Is your Career Services Office or other advice source telling you that networking is very important and you need to reach out to your contacts - old colleagues, alumni, you "network" so to speak?
They are right. In the U.S. a full 80% of jobs are landed through networking.
But we can also picture what's going through your mind. “Reach out? How? What do I say? It's rather awkward to hit people up for a job!
We hear you. It is, after all, a rather bizarre dance even to the most seasoned networking-ninja American students. It is doubly difficult for international students and other foreign applicants who are not used to U.S. culture or the language
nuances of these “chatty but concise, personal but professional” notes.

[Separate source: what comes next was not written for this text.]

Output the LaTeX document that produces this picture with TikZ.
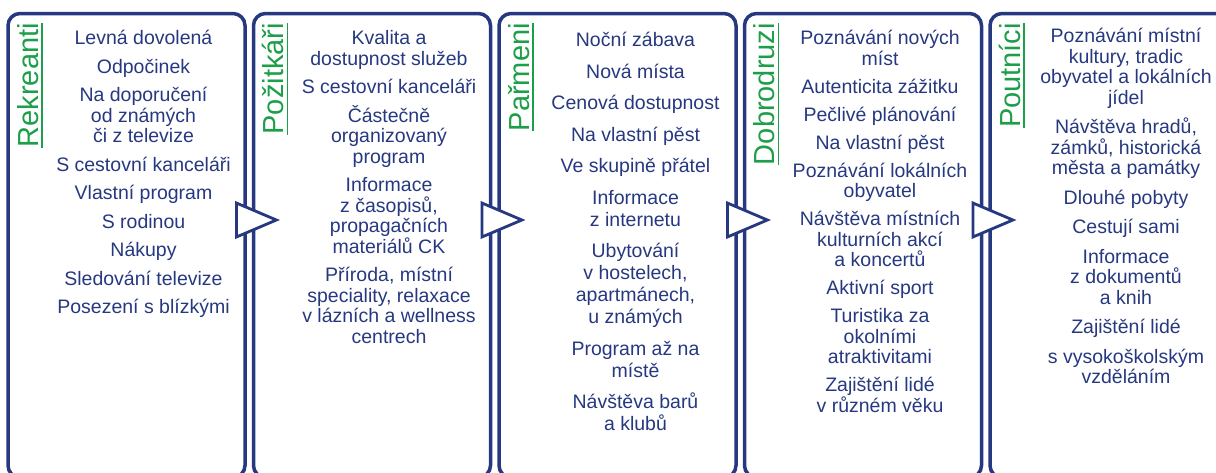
\documentclass[tikz,border=0pt]{standalone}
\usepackage{fontspec}
\setmainfont{Liberation Sans}
\usetikzlibrary{positioning,shapes.geometric}
\definecolor{navy}{RGB}{38,56,128}
\definecolor{leaf}{RGB}{29,158,73}

\begin{document}
\begin{tikzpicture}[
            x = 1pt, y = -1pt, % pixel units, y going down
            node distance = 5pt, % gap between the columns
            panel/.style = {draw=navy, line width=3.5pt, rounded corners=12pt,
                minimum width=237pt, minimum height=464pt},
            title/.style = {rotate=90, anchor=base east, inner sep=0pt, text=leaf,
                font=\fontsize{29}{29}\selectfont},
            items/.style = {align=center, anchor=north, inner sep=0pt, text=navy,
                font=\fontsize{19.5}{20.5}\selectfont},
            wedge/.style = {isosceles triangle, isosceles triangle stretches,
                draw=navy, fill=white, line width=2.8pt, inner sep=0pt,
                minimum width=34pt, minimum height=40pt, anchor=west}
        ]

	\useasboundingbox (0,0) rectangle (1216,472);
	\clip (0,0) rectangle (1216,472);

	\node[panel] (rek) at (126.5,245.5) {};
	\node[panel] (poz) [right=of rek] {};
	\node[panel] (par) [right=of poz] {};
	\node[panel] (dob) [right=of par] {};
	\node[panel] (pou) [right=of dob] {};

	% column titles, read upwards
	\node[title] (t-rek) at ([xshift=31.75pt,yshift=-11.25pt]rek.north west) {Rekreanti};
	\node[title] (t-poz) at ([xshift=31.75pt,yshift=-11.25pt]poz.north west) {Požitkáři};
	\node[title] (t-par) at ([xshift=31.75pt,yshift=-11.25pt]par.north west) {Pařmeni};
	\node[title] (t-dob) at ([xshift=31.75pt,yshift=-11.25pt]dob.north west) {Dobrodruzi};
	\node[title] (t-pou) at ([xshift=31.75pt,yshift=-11.25pt]pou.north west) {Poutníci};
	\foreach \c in {rek,poz,par,dob,pou}
		\draw[leaf, line width=1.7pt] ([xshift=4pt]t-\c.base west) -- ([xshift=4pt]t-\c.base east);

	\node[items] (l-rek) at ([xshift=17pt,yshift=-18pt]rek.north) {\rule{0pt}{15pt}Levná dovolená\\[8pt]
		Odpočinek\\[8pt] Na doporučení\\ od známých\\ či z televize\\[8pt]
		S cestovní kanceláři\\[8pt] Vlastní program\\[8pt] S rodinou\\[8pt]
		Nákupy\\[8pt] Sledování televize\\[8pt] Posezení s blízkými};
	\node[items] (l-poz) at ([xshift=17pt,yshift=-18pt]poz.north) {\rule{0pt}{15pt}Kvalita a\\
		dostupnost služeb\\[8pt] S cestovní kanceláři\\[8pt] Částečně\\ organizovaný\\ program\\[8pt]
		Informace\\ z časopisů,\\ propagačních\\ materiálů CK\\[8pt]
		Příroda, místní\\ speciality, relaxace\\ v lázních a wellness\\ centrech};
	\node[items, font=\fontsize{19.5}{22}\selectfont] (l-par) at ([xshift=18pt,yshift=-20pt]par.north)
		{\rule{0pt}{15pt}Noční zábava\\[9.5pt] Nová místa\\[9.5pt] Cenová dostupnost\\[9.5pt]
		Na vlastní pěst\\[9.5pt] Ve skupině přátel\\[9.5pt] Informace\\ z internetu\\[9.5pt]
		Ubytování\\ v hostelech,\\ apartmánech,\\ u známých\\[9.5pt]
		Program až na\\ místě\\[9.5pt] Návštěva barů\\ a klubů};
	\node[items] (l-dob) at ([xshift=17pt,yshift=-18pt]dob.north) {\rule{0pt}{15pt}Poznávání nových\\
		míst\\[7.5pt] Autenticita zážitku\\[7.5pt] Pečlivé plánování\\[7.5pt] Na vlastní pěst\\[7.5pt]
		Poznávání lokálních\\ obyvatel\\[7.5pt] Návštěva místních\\ kulturních akcí\\ a koncertů\\[7.5pt]
		Aktivní sport\\[7.5pt] Turistika za\\ okolními\\ atraktivitami\\[7.5pt]
		Zajištění lidé\\ v různém věku};
	\node[items] (l-pou) at ([xshift=17.5pt,yshift=-16pt]pou.north) {\rule{0pt}{15pt}Poznávání místní\\
		kultury, tradic\\ obyvatel a lokálních\\ jídel\\[9pt]
		Návštěva hradů,\\ zámků, historická\\ města a památky\\[9pt]
		Dlouhé pobyty\\[9pt] Cestují sami\\[9pt] Informace\\ z dokumentů\\ a knih\\[9pt]
		Zajištění lidé\\[9pt] s vysokoškolským\\ vzděláním};

	% arrows from one column to the next
	\foreach \c in {rek,poz,par,dob}
		\node[wedge] (w-\c) at ([xshift=-11.75pt,yshift=25.5pt]\c.east) {};

\end{tikzpicture}
\end{document}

Therefore, we’ll show you how to write these emails. Step by step, example by example. The all-important thank you note after interviews, the scary alumni reach-out on LinkedIn, and the unforgettable follow-up email after you've met someone important that you wish would never ever forget you.
We know it’s not enough to tell you how (see the previous point on language and culture); we need to show you how. Therefore, we prepared a Careerly Guide with 18 common emails that you can use as templates or examples. As always, it goes without saying, do not copy word for word.
Again, please remember, a whopping 4 out of 5 jobs are landed through networking - i.e. through a network of friends, family, colleagues, and professional and personal contacts. Only 1 out of 5 are found 'cold' through simply applying for them on company websites or online job boards, and even there, usually the candidate followed up with a human being in HR or another department.
At the very least we recommended keeping these three basic best practices in mind:
1) Keep your networking emails short, succinct, and easy for the reader to understand.
2) Make sure the "ask" (what you are asking your contact for) is clear, and keep it to ONE single "ask" per communication. Do not do anything to make it difficult for them to say “yes.” And quickly.
3) If English is not your first language, have someone read over the first few emails you write. You’d be shocked how the most harmless things don’t really translate over.